When his 1798 claim for a reward of ten dollars for capturing and returning a deserter was denied by the Accountant of the War Department, Hugh McAlister appealed the decision by writing directly to the President of the United States. McAlister argued that he was a “well known friend to the Constitution” and that William Simmons, the Accountant, had only denied the claim because of a preexisting prejudice.

He was right that Simmons was prejudiced against him. Simmons remembered that McAlister had been implicated in a case of forgery in 1797. Joseph Humprheys, one of the witnesses in the case, had alleged that McAlister was part of a scheme to forge to forge soldier’s powers of attorney and thereby take their pay or land. If nothing else, McAlister was the Notary Public who had certified as true the forged powers of attorney, and while he was not convicted, Simmons and others believed him to have been guilty.

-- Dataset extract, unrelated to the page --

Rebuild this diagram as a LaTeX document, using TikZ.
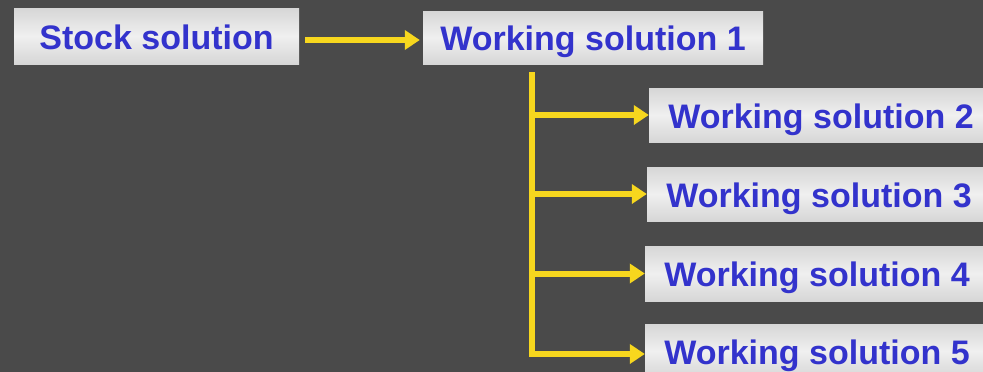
\documentclass[tikz,border=0pt]{standalone}
\usepackage{fontspec}
\setmainfont{Liberation Sans}
\usetikzlibrary{arrows.meta}
\definecolor{slate}{HTML}{4A4A4A}
\definecolor{marble}{HTML}{D6D6D6}
\definecolor{inkblue}{HTML}{3333CC}
\definecolor{flowyellow}{HTML}{F7D71E}
\begin{document}
\begin{tikzpicture}[x=1pt, y=-1pt,
    every node/.style={rectangle, inner sep=0pt, top color=marble, bottom color=marble, middle color=white!94!black,
      text=inkblue, font=\fontsize{34}{40}\selectfont\bfseries, text height=30pt, text depth=4pt},
    flow/.style={flowyellow, line width=6pt, -{Triangle[length=15pt, width=19pt]}}]
    % Background
    \fill[slate] (0,0) rectangle (983,372);
    \useasboundingbox (0,0) rectangle (983,372);

    % Nodes
    \node[minimum width=285pt, minimum height=56pt] (stock) at (156.5,36) {Stock solution};
    \node[minimum width=340pt, minimum height=53pt] (ws1) at (593,37.5) {Working solution 1};
    \node[minimum width=344pt, minimum height=54pt] (ws2) at (821,115) {Working solution 2};
    \node[minimum width=344pt, minimum height=54pt] (ws3) at (819,194) {Working solution 3};
    \node[minimum width=344pt, minimum height=55pt] (ws4) at (817,273.5) {Working solution 4};
    \node[minimum width=344pt, minimum height=54pt] (ws5) at (817,351) {Working solution 5};
    \coordinate (trunk) at (532,72);
    \coordinate (trunkend) at (532,357);

    % Edges
    \draw[flow, shorten <=6pt, shorten >=3pt] ([yshift=-4pt]stock.east) -- ([yshift=-4pt]stock.east -| ws1.west);
    \draw[flowyellow, line width=6pt] (trunk) -- (trunkend);
    \draw[flow] ([xshift=-3pt]trunk |- ws2) -- (ws2.west);
    \draw[flow] ([xshift=-3pt]trunk |- ws3) -- (ws3.west);
    \draw[flow] ([xshift=-3pt]trunk |- ws4) -- (ws4.west);
    \draw[flow] ([xshift=-3pt,yshift=-3pt]trunk |- ws5) -- ([yshift=-3pt]ws5.west);
\end{tikzpicture}
\end{document}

However, Simmons did not mention McAlister’s history in his denial of the claim, instead pointing out that the deserter McAlister claimed to have returned did not appear in any Muster Roll, nor had the army advertised for a deserter by that name or appearance.  The “deserter” may never have been in the Army at all! Usually, civilian captures of deserters took place after the War Department advertised in newspapers with the name and description of the deserter, which they only did once a military attempt to retrieve the deserter had failed. The fact that there was no soldier by that name in Muster Rolls, no account of a military attempt to recover the man, nor any advertising may have suggested to Simmons that McAlister was trying a new form of fraud.

President John Adams referred the matter to Secretary of War James McHenry, who wrote to William Simmons for clarification. Simmons defended his decision in letters to McHenry and the President. In his letter to Adams, Simmons pointed out not only the lack of evidence for McAlister’s claim but the man’s history of fraud. His shorter reply to McHenry, however, only mentioned the lack of evidence, and McHenry apparently felt that Simmons was not answering his questions appropriately. In a letter dated October 25, McHenry asked Adams whether he thought that Simmons’ behavior in the matter amounted to insubordination.

There does not seem to be any indication that McAlister’s claim was every paid. Whether or not McAlister was trying to defraud the War Department, and whether he’d committed fraud before, his letter of complaint to the President for a $10 reward caused a great deal of drama in the War Department offices.